▶ EXERCISE OBJECTIVE
Could you write out the opening lines of the data, word for word, stopping after the line that contains "0.031, 0.031, 0.031]"?
[Begin]
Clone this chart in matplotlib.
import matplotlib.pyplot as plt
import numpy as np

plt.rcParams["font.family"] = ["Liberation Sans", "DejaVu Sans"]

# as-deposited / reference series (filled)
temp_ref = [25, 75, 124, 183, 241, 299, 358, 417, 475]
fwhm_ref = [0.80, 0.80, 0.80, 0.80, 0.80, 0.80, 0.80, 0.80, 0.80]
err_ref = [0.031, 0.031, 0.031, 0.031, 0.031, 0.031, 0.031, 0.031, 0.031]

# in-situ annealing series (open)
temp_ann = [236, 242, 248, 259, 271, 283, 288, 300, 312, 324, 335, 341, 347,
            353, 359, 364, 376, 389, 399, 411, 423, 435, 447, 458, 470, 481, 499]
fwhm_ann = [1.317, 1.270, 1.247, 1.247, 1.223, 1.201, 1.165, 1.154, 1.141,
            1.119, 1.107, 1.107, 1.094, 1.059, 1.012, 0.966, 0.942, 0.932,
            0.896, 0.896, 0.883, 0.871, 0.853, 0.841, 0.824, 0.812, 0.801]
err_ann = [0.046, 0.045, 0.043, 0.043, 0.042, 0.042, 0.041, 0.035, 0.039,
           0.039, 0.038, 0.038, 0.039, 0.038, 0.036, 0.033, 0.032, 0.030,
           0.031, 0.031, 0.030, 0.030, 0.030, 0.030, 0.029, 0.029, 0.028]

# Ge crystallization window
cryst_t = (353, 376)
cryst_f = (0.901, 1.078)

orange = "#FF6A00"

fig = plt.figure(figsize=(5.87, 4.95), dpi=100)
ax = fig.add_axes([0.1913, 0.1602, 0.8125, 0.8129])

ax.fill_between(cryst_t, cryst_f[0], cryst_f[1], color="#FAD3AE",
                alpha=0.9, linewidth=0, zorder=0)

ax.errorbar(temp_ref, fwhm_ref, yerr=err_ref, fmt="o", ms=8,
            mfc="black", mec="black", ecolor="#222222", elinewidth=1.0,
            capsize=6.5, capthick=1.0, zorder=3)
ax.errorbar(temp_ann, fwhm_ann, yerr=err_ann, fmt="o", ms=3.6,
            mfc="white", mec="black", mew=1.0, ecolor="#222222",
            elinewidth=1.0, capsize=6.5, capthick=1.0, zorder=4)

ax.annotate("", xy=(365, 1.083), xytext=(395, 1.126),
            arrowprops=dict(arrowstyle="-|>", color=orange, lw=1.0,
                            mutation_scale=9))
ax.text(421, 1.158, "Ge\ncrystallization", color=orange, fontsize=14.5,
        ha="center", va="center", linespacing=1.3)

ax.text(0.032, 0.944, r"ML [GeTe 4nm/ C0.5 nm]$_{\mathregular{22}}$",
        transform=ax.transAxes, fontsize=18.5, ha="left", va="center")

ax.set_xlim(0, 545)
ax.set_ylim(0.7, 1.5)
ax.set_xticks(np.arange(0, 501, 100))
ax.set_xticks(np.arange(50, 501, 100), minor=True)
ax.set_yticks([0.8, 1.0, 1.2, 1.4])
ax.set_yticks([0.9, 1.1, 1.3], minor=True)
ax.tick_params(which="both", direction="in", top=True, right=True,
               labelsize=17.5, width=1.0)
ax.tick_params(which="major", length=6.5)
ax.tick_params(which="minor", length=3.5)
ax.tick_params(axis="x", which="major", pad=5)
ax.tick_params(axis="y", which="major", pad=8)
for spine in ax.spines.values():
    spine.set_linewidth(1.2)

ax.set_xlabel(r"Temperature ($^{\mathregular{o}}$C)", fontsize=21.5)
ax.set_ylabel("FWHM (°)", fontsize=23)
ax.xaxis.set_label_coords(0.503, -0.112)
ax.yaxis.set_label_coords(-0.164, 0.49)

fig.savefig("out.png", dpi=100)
[End]
▶ FINAL ANSWER
Clone this chart in matplotlib.
import matplotlib.pyplot as plt
import numpy as np

plt.rcParams["font.family"] = ["Liberation Sans", "DejaVu Sans"]

# as-deposited / reference series (filled)
temp_ref = [25, 75, 124, 183, 241, 299, 358, 417, 475]
fwhm_ref = [0.80, 0.80, 0.80, 0.80, 0.80, 0.80, 0.80, 0.80, 0.80]
err_ref = [0.031, 0.031, 0.031, 0.031, 0.031, 0.031, 0.031, 0.031, 0.031]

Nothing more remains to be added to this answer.